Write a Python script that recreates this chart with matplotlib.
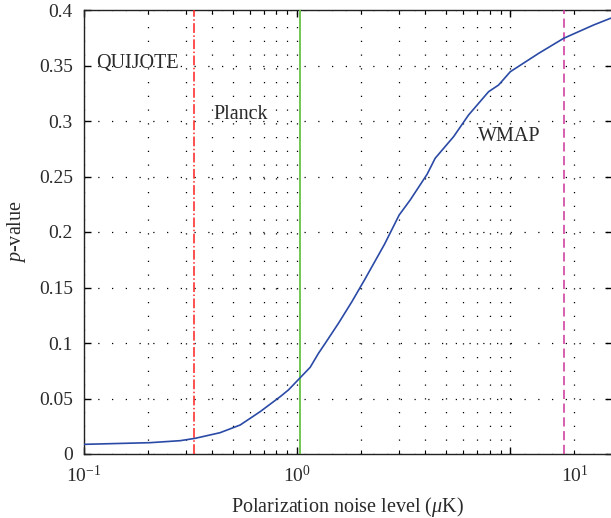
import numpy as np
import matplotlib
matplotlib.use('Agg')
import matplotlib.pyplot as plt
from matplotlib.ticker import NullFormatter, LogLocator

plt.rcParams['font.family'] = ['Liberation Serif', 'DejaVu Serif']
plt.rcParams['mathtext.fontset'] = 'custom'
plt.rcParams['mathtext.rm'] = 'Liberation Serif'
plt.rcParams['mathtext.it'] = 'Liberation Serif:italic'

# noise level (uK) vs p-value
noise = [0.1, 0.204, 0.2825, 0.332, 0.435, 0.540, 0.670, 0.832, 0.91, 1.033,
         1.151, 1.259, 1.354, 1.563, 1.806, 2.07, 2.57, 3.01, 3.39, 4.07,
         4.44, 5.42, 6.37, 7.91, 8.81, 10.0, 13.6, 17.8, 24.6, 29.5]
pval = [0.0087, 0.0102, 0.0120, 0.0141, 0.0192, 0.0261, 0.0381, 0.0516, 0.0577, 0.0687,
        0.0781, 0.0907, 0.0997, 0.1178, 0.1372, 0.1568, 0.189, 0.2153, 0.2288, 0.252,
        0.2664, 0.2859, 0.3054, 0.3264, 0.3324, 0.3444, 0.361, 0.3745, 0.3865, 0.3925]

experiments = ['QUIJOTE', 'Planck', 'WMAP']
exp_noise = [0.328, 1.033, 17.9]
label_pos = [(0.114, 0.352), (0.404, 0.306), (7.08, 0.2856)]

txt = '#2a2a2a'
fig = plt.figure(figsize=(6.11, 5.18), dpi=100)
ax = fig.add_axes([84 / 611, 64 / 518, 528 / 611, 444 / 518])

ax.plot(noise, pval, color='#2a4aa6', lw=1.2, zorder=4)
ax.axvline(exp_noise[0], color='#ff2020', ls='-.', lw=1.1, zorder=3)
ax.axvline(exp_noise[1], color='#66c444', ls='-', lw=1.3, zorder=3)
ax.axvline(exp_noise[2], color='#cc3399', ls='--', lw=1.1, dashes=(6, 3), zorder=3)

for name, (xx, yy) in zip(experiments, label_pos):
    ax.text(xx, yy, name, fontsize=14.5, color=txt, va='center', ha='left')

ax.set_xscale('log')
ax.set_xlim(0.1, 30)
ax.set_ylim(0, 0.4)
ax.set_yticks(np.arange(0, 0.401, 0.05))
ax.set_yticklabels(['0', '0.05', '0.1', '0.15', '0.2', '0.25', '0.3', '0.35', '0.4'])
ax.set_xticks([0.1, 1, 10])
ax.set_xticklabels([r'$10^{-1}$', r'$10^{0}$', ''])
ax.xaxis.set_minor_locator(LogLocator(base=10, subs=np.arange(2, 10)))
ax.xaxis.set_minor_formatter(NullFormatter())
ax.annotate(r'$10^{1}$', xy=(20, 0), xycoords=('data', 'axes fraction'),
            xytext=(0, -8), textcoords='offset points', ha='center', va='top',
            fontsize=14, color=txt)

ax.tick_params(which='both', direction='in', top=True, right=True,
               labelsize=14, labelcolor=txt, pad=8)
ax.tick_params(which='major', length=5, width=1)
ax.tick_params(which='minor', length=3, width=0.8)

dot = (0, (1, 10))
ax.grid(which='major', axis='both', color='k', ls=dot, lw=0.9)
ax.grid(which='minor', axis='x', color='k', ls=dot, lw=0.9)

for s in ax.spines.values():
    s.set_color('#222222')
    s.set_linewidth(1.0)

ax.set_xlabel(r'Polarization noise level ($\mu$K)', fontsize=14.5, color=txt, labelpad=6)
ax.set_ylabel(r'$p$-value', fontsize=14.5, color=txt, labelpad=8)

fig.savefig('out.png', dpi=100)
——
Print the data above verbatim from the first line through the line holding "color=txt, va='center', ha='left')", leaving every picture out.

» **Solution below**:
Write a Python script that recreates this chart with matplotlib.
import numpy as np
import matplotlib
matplotlib.use('Agg')
import matplotlib.pyplot as plt
from matplotlib.ticker import NullFormatter, LogLocator

plt.rcParams['font.family'] = ['Liberation Serif', 'DejaVu Serif']
plt.rcParams['mathtext.fontset'] = 'custom'
plt.rcParams['mathtext.rm'] = 'Liberation Serif'
plt.rcParams['mathtext.it'] = 'Liberation Serif:italic'

# noise level (uK) vs p-value
noise = [0.1, 0.204, 0.2825, 0.332, 0.435, 0.540, 0.670, 0.832, 0.91, 1.033,
         1.151, 1.259, 1.354, 1.563, 1.806, 2.07, 2.57, 3.01, 3.39, 4.07,
         4.44, 5.42, 6.37, 7.91, 8.81, 10.0, 13.6, 17.8, 24.6, 29.5]
pval = [0.0087, 0.0102, 0.0120, 0.0141, 0.0192, 0.0261, 0.0381, 0.0516, 0.0577, 0.0687,
        0.0781, 0.0907, 0.0997, 0.1178, 0.1372, 0.1568, 0.189, 0.2153, 0.2288, 0.252,
        0.2664, 0.2859, 0.3054, 0.3264, 0.3324, 0.3444, 0.361, 0.3745, 0.3865, 0.3925]

experiments = ['QUIJOTE', 'Planck', 'WMAP']
exp_noise = [0.328, 1.033, 17.9]
label_pos = [(0.114, 0.352), (0.404, 0.306), (7.08, 0.2856)]

txt = '#2a2a2a'
fig = plt.figure(figsize=(6.11, 5.18), dpi=100)
ax = fig.add_axes([84 / 611, 64 / 518, 528 / 611, 444 / 518])

ax.plot(noise, pval, color='#2a4aa6', lw=1.2, zorder=4)
ax.axvline(exp_noise[0], color='#ff2020', ls='-.', lw=1.1, zorder=3)
ax.axvline(exp_noise[1], color='#66c444', ls='-', lw=1.3, zorder=3)
ax.axvline(exp_noise[2], color='#cc3399', ls='--', lw=1.1, dashes=(6, 3), zorder=3)

for name, (xx, yy) in zip(experiments, label_pos):
    ax.text(xx, yy, name, fontsize=14.5, color=txt, va='center', ha='left')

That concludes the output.